DIRECTION>
Write out all records as given; omit images.

EXERCISE INPUTS>
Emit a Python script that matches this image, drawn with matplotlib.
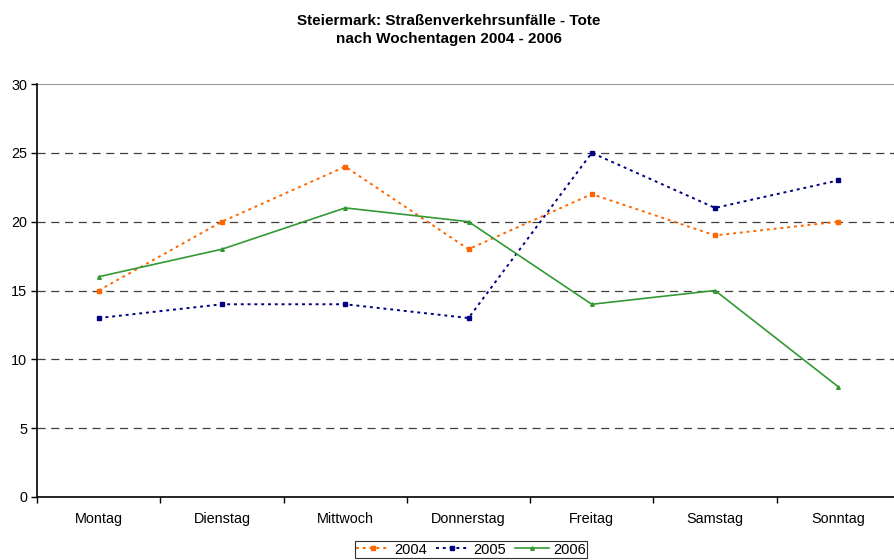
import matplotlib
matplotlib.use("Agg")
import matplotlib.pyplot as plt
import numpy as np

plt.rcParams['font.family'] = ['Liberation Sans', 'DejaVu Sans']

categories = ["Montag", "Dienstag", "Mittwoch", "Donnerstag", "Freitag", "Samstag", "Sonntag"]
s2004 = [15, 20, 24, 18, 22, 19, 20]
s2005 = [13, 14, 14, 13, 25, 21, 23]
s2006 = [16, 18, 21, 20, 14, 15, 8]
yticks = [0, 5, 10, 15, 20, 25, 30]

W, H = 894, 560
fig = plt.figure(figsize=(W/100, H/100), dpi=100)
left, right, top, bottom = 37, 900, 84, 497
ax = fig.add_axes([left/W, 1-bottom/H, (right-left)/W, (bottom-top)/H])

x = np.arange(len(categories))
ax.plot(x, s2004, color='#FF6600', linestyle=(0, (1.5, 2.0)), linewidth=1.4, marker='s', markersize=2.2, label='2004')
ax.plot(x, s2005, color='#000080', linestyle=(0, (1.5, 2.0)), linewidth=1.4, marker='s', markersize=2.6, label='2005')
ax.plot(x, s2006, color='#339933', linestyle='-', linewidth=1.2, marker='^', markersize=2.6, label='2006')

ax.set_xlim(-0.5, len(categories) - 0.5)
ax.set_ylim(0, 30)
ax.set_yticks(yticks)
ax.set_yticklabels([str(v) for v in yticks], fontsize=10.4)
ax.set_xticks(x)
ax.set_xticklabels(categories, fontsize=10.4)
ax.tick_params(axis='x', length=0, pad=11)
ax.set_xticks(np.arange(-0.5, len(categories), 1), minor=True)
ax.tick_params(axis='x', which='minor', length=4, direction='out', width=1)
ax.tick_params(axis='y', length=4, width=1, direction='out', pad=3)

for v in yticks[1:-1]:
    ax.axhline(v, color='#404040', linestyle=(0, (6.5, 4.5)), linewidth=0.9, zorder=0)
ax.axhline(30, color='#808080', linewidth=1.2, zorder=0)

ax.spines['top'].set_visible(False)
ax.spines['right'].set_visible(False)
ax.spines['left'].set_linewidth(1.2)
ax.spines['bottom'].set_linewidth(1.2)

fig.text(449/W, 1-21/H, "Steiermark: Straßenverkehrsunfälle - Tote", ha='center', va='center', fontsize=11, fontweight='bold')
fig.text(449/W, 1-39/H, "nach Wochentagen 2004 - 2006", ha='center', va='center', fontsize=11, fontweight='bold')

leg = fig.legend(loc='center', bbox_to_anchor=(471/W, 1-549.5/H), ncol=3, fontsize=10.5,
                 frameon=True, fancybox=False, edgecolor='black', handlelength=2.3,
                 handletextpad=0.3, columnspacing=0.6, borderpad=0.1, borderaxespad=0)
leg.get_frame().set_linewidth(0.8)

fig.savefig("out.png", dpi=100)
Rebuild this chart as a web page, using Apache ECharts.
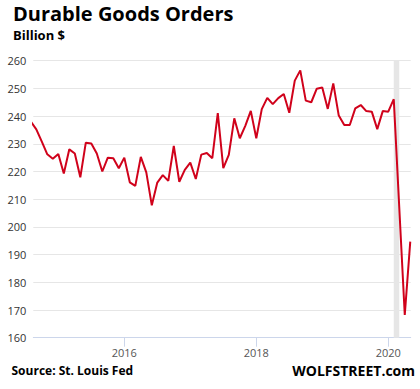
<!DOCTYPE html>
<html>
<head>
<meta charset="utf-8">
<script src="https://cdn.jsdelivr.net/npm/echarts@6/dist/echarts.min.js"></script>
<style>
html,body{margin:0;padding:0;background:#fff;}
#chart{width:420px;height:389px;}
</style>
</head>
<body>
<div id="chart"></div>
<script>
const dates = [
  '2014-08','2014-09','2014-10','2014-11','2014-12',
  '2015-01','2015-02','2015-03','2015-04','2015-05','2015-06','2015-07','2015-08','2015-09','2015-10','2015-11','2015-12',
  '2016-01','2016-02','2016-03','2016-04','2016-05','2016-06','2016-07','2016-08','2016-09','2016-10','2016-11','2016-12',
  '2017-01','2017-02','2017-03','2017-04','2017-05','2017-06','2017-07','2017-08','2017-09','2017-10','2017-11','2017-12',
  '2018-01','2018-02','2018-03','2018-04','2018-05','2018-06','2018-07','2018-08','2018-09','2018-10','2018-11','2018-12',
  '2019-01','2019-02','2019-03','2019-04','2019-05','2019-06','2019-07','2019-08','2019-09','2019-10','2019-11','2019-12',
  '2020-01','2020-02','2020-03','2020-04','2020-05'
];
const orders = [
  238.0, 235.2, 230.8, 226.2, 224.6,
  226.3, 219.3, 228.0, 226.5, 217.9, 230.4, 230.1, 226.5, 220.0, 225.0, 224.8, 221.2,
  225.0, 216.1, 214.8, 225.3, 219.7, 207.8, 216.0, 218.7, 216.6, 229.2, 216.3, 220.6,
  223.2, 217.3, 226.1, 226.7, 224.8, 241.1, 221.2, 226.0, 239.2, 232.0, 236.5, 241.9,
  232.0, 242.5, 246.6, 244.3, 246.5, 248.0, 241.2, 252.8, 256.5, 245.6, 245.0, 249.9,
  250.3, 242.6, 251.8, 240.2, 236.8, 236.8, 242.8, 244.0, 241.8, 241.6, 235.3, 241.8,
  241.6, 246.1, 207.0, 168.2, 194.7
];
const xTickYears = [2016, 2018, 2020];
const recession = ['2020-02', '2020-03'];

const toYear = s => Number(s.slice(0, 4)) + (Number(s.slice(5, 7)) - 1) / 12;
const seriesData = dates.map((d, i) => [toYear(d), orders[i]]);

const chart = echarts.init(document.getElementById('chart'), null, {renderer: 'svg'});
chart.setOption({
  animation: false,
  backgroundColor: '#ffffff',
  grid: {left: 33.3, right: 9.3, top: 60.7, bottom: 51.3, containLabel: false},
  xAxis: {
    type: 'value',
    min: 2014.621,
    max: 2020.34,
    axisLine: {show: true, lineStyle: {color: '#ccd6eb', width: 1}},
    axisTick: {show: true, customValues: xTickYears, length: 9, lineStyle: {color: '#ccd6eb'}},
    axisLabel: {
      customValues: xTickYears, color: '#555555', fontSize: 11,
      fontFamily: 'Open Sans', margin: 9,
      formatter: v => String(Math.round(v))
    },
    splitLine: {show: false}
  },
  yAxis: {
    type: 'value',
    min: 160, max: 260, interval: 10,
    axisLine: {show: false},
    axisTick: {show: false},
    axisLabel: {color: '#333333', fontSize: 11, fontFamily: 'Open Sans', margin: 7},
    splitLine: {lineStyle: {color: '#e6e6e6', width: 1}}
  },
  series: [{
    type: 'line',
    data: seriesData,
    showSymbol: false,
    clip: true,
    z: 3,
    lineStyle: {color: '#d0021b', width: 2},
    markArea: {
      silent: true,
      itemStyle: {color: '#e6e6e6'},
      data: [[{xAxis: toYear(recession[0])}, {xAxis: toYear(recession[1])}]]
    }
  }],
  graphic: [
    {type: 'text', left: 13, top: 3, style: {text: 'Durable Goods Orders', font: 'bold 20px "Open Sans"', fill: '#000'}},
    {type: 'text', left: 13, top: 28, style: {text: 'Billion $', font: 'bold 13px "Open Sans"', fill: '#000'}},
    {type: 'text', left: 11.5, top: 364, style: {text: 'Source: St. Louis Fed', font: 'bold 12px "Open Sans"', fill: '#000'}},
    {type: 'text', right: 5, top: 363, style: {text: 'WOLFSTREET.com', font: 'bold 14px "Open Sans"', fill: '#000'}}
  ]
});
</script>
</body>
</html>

WRITTEN REPLY>
Emit a Python script that matches this image, drawn with matplotlib.
import matplotlib
matplotlib.use("Agg")
import matplotlib.pyplot as plt
import numpy as np

plt.rcParams['font.family'] = ['Liberation Sans', 'DejaVu Sans']

categories = ["Montag", "Dienstag", "Mittwoch", "Donnerstag", "Freitag", "Samstag", "Sonntag"]
s2004 = [15, 20, 24, 18, 22, 19, 20]
s2005 = [13, 14, 14, 13, 25, 21, 23]
s2006 = [16, 18, 21, 20, 14, 15, 8]
yticks = [0, 5, 10, 15, 20, 25, 30]

W, H = 894, 560
fig = plt.figure(figsize=(W/100, H/100), dpi=100)
left, right, top, bottom = 37, 900, 84, 497
ax = fig.add_axes([left/W, 1-bottom/H, (right-left)/W, (bottom-top)/H])

x = np.arange(len(categories))
ax.plot(x, s2004, color='#FF6600', linestyle=(0, (1.5, 2.0)), linewidth=1.4, marker='s', markersize=2.2, label='2004')
ax.plot(x, s2005, color='#000080', linestyle=(0, (1.5, 2.0)), linewidth=1.4, marker='s', markersize=2.6, label='2005')
ax.plot(x, s2006, color='#339933', linestyle='-', linewidth=1.2, marker='^', markersize=2.6, label='2006')

ax.set_xlim(-0.5, len(categories) - 0.5)
ax.set_ylim(0, 30)
ax.set_yticks(yticks)
ax.set_yticklabels([str(v) for v in yticks], fontsize=10.4)
ax.set_xticks(x)
ax.set_xticklabels(categories, fontsize=10.4)
ax.tick_params(axis='x', length=0, pad=11)
ax.set_xticks(np.arange(-0.5, len(categories), 1), minor=True)
ax.tick_params(axis='x', which='minor', length=4, direction='out', width=1)
ax.tick_params(axis='y', length=4, width=1, direction='out', pad=3)

for v in yticks[1:-1]:
    ax.axhline(v, color='#404040', linestyle=(0, (6.5, 4.5)), linewidth=0.9, zorder=0)
ax.axhline(30, color='#808080', linewidth=1.2, zorder=0)

ax.spines['top'].set_visible(False)
ax.spines['right'].set_visible(False)
ax.spines['left'].set_linewidth(1.2)
ax.spines['bottom'].set_linewidth(1.2)

fig.text(449/W, 1-21/H, "Steiermark: Straßenverkehrsunfälle - Tote", ha='center', va='center', fontsize=11, fontweight='bold')
fig.text(449/W, 1-39/H, "nach Wochentagen 2004 - 2006", ha='center', va='center', fontsize=11, fontweight='bold')

leg = fig.legend(loc='center', bbox_to_anchor=(471/W, 1-549.5/H), ncol=3, fontsize=10.5,
                 frameon=True, fancybox=False, edgecolor='black', handlelength=2.3,
                 handletextpad=0.3, columnspacing=0.6, borderpad=0.1, borderaxespad=0)
leg.get_frame().set_linewidth(0.8)

fig.savefig("out.png", dpi=100)
Rebuild this chart as a web page, using Apache ECharts.
<!DOCTYPE html>
<html>
<head>
<meta charset="utf-8">
<script src="https://cdn.jsdelivr.net/npm/echarts@6/dist/echarts.min.js"></script>
<style>
html,body{margin:0;padding:0;background:#fff;}
#chart{width:420px;height:389px;}
</style>
</head>
<body>
<div id="chart"></div>
<script>
const dates = [
  '2014-08','2014-09','2014-10','2014-11','2014-12',
  '2015-01','2015-02','2015-03','2015-04','2015-05','2015-06','2015-07','2015-08','2015-09','2015-10','2015-11','2015-12',
  '2016-01','2016-02','2016-03','2016-04','2016-05','2016-06','2016-07','2016-08','2016-09','2016-10','2016-11','2016-12',
  '2017-01','2017-02','2017-03','2017-04','2017-05','2017-06','2017-07','2017-08','2017-09','2017-10','2017-11','2017-12',
  '2018-01','2018-02','2018-03','2018-04','2018-05','2018-06','2018-07','2018-08','2018-09','2018-10','2018-11','2018-12',
  '2019-01','2019-02','2019-03','2019-04','2019-05','2019-06','2019-07','2019-08','2019-09','2019-10','2019-11','2019-12',
  '2020-01','2020-02','2020-03','2020-04','2020-05'
];
const orders = [
  238.0, 235.2, 230.8, 226.2, 224.6,
  226.3, 219.3, 228.0, 226.5, 217.9, 230.4, 230.1, 226.5, 220.0, 225.0, 224.8, 221.2,
  225.0, 216.1, 214.8, 225.3, 219.7, 207.8, 216.0, 218.7, 216.6, 229.2, 216.3, 220.6,
  223.2, 217.3, 226.1, 226.7, 224.8, 241.1, 221.2, 226.0, 239.2, 232.0, 236.5, 241.9,
  232.0, 242.5, 246.6, 244.3, 246.5, 248.0, 241.2, 252.8, 256.5, 245.6, 245.0, 249.9,
  250.3, 242.6, 251.8, 240.2, 236.8, 236.8, 242.8, 244.0, 241.8, 241.6, 235.3, 241.8,
  241.6, 246.1, 207.0, 168.2, 194.7
];
const xTickYears = [2016, 2018, 2020];
const recession = ['2020-02', '2020-03'];

const toYear = s => Number(s.slice(0, 4)) + (Number(s.slice(5, 7)) - 1) / 12;
const seriesData = dates.map((d, i) => [toYear(d), orders[i]]);

const chart = echarts.init(document.getElementById('chart'), null, {renderer: 'svg'});
chart.setOption({
  animation: false,
  backgroundColor: '#ffffff',
  grid: {left: 33.3, right: 9.3, top: 60.7, bottom: 51.3, containLabel: false},
  xAxis: {
    type: 'value',
    min: 2014.621,
    max: 2020.34,
    axisLine: {show: true, lineStyle: {color: '#ccd6eb', width: 1}},
    axisTick: {show: true, customValues: xTickYears, length: 9, lineStyle: {color: '#ccd6eb'}},
    axisLabel: {
      customValues: xTickYears, color: '#555555', fontSize: 11,
      fontFamily: 'Open Sans', margin: 9,
      formatter: v => String(Math.round(v))
    },
    splitLine: {show: false}
  },
  yAxis: {
    type: 'value',
    min: 160, max: 260, interval: 10,
    axisLine: {show: false},
    axisTick: {show: false},
    axisLabel: {color: '#333333', fontSize: 11, fontFamily: 'Open Sans', margin: 7},
    splitLine: {lineStyle: {color: '#e6e6e6', width: 1}}
  },
  series: [{
    type: 'line',
    data: seriesData,
    showSymbol: false,
    clip: true,
    z: 3,
    lineStyle: {color: '#d0021b', width: 2},
    markArea: {
      silent: true,
      itemStyle: {color: '#e6e6e6'},
      data: [[{xAxis: toYear(recession[0])}, {xAxis: toYear(recession[1])}]]
    }
  }],
  graphic: [
    {type: 'text', left: 13, top: 3, style: {text: 'Durable Goods Orders', font: 'bold 20px "Open Sans"', fill: '#000'}},
    {type: 'text', left: 13, top: 28, style: {text: 'Billion $', font: 'bold 13px "Open Sans"', fill: '#000'}},
    {type: 'text', left: 11.5, top: 364, style: {text: 'Source: St. Louis Fed', font: 'bold 12px "Open Sans"', fill: '#000'}},
    {type: 'text', right: 5, top: 363, style: {text: 'WOLFSTREET.com', font: 'bold 14px "Open Sans"', fill: '#000'}}
  ]
});
</script>
</body>
</html>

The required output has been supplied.